[Code that draws figures]
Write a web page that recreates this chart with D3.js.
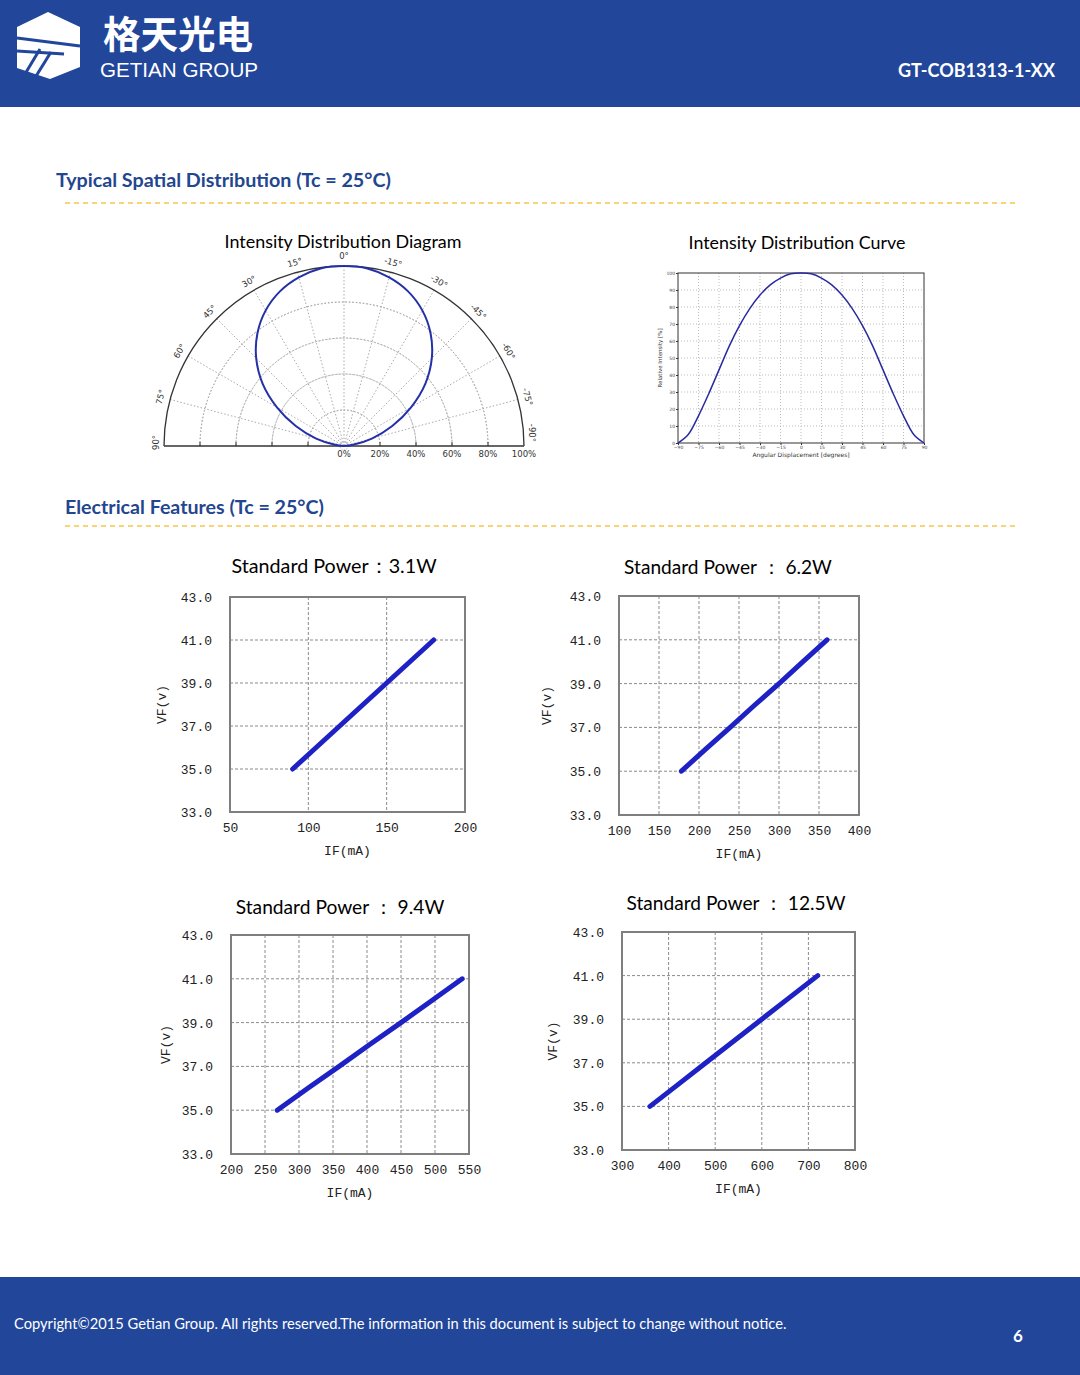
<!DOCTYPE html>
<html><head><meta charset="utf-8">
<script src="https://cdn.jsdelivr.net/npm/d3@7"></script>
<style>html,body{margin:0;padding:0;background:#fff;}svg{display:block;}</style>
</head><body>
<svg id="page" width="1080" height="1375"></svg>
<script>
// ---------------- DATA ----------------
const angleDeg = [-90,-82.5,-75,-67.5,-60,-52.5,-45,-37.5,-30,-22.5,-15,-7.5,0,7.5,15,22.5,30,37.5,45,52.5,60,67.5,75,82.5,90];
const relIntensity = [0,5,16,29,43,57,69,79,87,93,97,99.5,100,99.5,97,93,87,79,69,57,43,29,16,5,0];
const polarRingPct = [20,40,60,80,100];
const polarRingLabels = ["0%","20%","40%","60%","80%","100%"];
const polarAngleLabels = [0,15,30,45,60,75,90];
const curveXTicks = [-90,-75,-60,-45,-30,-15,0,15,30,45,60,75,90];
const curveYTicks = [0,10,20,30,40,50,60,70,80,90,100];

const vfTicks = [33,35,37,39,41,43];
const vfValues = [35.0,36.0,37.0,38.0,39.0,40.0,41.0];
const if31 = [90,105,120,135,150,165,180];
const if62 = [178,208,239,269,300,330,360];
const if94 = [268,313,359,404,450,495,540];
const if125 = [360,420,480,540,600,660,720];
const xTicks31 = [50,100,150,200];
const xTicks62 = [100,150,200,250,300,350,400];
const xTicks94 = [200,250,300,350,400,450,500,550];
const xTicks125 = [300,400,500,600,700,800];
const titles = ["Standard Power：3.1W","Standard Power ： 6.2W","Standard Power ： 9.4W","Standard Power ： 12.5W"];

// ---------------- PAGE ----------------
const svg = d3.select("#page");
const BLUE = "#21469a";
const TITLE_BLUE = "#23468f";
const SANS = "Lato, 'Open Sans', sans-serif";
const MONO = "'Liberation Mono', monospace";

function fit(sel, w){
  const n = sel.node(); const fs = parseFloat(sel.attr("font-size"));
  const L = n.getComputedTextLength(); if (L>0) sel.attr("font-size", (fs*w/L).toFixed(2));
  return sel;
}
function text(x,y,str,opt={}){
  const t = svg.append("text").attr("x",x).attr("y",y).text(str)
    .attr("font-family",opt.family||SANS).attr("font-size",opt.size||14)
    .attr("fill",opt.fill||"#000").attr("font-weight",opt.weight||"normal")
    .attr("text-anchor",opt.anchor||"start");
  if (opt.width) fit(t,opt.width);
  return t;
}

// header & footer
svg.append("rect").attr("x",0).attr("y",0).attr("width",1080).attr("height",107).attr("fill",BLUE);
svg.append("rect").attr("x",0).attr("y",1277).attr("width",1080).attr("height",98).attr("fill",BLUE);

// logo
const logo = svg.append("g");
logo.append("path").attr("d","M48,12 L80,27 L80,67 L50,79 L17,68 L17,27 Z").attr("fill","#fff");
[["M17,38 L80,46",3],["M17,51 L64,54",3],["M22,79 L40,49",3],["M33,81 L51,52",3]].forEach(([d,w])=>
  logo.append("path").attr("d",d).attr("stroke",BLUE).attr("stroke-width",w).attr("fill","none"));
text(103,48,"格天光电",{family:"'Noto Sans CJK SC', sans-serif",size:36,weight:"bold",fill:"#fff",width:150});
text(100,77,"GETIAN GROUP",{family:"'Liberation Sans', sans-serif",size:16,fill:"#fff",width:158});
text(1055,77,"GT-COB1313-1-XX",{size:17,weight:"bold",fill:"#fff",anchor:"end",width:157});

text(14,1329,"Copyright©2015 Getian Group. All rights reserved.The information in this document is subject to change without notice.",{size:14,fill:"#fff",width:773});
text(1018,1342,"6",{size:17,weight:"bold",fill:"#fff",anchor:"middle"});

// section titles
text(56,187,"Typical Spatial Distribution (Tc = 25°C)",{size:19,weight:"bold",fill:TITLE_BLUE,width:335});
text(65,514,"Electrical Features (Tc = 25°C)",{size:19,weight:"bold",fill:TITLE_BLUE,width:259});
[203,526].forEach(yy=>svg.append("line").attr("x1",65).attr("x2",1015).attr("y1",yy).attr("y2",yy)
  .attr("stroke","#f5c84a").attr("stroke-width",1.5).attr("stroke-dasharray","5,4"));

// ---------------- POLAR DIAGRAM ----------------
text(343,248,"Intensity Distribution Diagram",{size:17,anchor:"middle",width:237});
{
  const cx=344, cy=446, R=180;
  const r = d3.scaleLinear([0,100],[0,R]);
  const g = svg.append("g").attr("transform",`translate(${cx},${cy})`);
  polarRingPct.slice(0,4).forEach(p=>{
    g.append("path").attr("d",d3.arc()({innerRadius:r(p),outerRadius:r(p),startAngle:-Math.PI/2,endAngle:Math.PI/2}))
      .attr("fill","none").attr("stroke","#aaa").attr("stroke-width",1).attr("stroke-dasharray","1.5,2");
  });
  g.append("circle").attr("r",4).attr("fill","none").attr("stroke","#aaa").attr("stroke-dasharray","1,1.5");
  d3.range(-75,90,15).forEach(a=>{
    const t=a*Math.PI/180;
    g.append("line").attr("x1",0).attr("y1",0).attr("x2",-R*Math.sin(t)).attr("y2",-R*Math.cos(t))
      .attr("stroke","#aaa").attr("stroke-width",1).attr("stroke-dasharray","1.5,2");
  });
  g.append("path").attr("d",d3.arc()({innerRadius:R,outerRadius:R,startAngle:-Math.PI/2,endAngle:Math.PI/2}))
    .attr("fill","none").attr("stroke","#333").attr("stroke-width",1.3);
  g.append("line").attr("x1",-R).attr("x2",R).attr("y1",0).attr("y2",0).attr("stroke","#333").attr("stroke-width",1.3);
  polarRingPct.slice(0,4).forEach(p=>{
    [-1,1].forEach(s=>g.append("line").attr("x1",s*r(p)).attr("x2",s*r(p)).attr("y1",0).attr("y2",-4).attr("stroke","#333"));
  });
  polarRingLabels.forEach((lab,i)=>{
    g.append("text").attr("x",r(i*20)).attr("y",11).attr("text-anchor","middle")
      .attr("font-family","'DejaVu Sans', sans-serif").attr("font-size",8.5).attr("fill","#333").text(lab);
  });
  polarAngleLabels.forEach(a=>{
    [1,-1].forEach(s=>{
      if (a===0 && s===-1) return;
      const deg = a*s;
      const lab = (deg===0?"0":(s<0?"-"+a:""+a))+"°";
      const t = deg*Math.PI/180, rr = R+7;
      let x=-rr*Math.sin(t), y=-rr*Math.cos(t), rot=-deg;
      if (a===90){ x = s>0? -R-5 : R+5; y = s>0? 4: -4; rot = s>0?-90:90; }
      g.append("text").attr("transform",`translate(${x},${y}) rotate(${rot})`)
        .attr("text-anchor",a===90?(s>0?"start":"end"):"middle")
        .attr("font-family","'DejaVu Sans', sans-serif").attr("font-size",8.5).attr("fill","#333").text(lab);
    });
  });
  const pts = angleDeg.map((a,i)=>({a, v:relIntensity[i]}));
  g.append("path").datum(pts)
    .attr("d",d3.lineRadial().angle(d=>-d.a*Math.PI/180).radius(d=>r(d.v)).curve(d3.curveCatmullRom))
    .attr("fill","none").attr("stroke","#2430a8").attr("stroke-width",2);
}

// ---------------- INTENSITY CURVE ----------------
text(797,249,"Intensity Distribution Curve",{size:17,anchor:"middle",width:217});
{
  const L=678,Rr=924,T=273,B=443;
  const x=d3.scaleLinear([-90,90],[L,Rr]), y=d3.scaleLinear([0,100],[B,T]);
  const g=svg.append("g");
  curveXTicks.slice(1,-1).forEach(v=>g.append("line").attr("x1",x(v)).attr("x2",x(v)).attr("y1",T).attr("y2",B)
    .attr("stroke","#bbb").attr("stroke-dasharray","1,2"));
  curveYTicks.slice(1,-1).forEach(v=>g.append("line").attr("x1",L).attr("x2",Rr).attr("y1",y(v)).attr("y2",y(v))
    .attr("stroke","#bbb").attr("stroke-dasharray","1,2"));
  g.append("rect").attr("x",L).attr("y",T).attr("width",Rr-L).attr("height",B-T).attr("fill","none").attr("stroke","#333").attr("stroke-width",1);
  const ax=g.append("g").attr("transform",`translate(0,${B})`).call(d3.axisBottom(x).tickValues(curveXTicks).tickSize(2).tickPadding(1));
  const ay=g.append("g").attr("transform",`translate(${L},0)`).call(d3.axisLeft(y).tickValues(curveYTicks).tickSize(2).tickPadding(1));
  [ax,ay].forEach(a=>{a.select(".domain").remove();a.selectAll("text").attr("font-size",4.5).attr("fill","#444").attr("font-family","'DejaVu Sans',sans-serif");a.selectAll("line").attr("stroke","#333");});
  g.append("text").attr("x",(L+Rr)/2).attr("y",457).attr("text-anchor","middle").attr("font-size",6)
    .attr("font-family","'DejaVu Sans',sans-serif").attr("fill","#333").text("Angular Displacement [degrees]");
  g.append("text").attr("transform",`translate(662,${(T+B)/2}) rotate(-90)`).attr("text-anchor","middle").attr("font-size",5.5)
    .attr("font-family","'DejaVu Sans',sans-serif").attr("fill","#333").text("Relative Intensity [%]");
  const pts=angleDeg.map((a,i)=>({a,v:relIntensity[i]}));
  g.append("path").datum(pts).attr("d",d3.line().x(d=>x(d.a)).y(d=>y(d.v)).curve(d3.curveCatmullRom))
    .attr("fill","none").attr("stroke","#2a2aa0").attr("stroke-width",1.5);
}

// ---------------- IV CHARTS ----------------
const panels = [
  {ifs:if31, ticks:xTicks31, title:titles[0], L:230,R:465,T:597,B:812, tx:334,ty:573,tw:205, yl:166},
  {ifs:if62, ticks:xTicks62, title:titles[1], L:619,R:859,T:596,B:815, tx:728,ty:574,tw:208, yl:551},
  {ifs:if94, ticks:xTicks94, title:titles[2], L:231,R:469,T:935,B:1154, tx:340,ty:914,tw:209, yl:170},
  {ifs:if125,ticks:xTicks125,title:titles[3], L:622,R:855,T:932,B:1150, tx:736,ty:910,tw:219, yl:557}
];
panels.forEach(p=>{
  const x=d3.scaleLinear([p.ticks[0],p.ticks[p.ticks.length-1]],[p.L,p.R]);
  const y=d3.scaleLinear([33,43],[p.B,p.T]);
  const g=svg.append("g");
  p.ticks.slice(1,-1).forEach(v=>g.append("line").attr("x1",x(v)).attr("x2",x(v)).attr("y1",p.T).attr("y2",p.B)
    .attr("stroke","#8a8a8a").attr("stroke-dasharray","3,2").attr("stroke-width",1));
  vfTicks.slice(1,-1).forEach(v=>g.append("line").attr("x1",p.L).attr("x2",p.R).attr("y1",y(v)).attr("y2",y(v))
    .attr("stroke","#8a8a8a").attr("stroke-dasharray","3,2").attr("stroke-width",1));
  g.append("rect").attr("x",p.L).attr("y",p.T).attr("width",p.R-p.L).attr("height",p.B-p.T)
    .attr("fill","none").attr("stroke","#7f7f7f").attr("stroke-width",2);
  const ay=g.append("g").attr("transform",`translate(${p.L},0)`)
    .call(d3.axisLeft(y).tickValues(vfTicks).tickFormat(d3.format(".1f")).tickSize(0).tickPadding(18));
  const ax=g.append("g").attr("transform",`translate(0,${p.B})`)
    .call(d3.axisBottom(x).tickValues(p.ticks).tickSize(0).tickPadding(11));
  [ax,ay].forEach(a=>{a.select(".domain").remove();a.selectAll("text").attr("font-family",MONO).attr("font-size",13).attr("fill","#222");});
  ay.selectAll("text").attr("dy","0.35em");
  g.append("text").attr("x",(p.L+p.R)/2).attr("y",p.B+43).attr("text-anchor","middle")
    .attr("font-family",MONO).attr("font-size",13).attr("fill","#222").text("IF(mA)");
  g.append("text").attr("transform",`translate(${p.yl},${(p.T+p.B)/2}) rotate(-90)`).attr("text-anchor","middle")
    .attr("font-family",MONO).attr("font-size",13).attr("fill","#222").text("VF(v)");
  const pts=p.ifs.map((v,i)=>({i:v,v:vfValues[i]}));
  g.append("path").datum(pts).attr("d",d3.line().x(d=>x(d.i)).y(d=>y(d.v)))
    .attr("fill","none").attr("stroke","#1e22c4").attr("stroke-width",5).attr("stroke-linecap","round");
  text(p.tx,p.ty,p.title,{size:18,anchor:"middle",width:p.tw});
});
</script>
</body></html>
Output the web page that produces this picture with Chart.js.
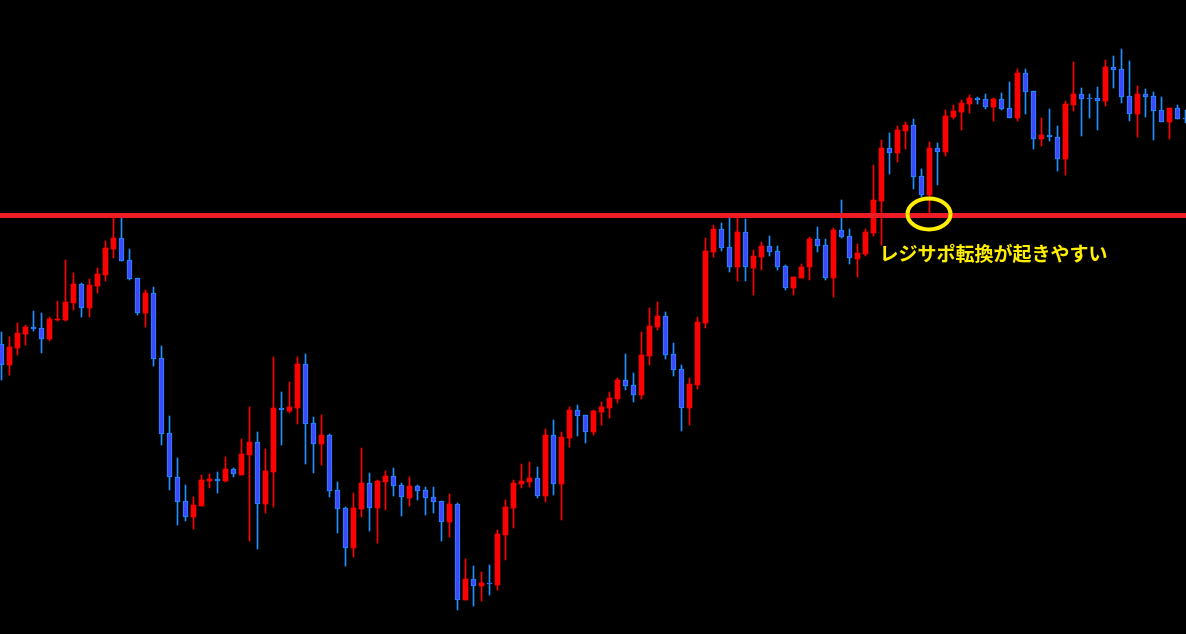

Aim – Without the pictures, write out the lines from the beginning of the entries through the line with "const curveYTicks = [0,10,20,30,40,50,60,70,80,90,100];".

Reply –
Write a web page that recreates this chart with D3.js.
<!DOCTYPE html>
<html><head><meta charset="utf-8">
<script src="https://cdn.jsdelivr.net/npm/d3@7"></script>
<style>html,body{margin:0;padding:0;background:#fff;}svg{display:block;}</style>
</head><body>
<svg id="page" width="1080" height="1375"></svg>
<script>
// ---------------- DATA ----------------
const angleDeg = [-90,-82.5,-75,-67.5,-60,-52.5,-45,-37.5,-30,-22.5,-15,-7.5,0,7.5,15,22.5,30,37.5,45,52.5,60,67.5,75,82.5,90];
const relIntensity = [0,5,16,29,43,57,69,79,87,93,97,99.5,100,99.5,97,93,87,79,69,57,43,29,16,5,0];
const polarRingPct = [20,40,60,80,100];
const polarRingLabels = ["0%","20%","40%","60%","80%","100%"];
const polarAngleLabels = [0,15,30,45,60,75,90];
const curveXTicks = [-90,-75,-60,-45,-30,-15,0,15,30,45,60,75,90];
const curveYTicks = [0,10,20,30,40,50,60,70,80,90,100];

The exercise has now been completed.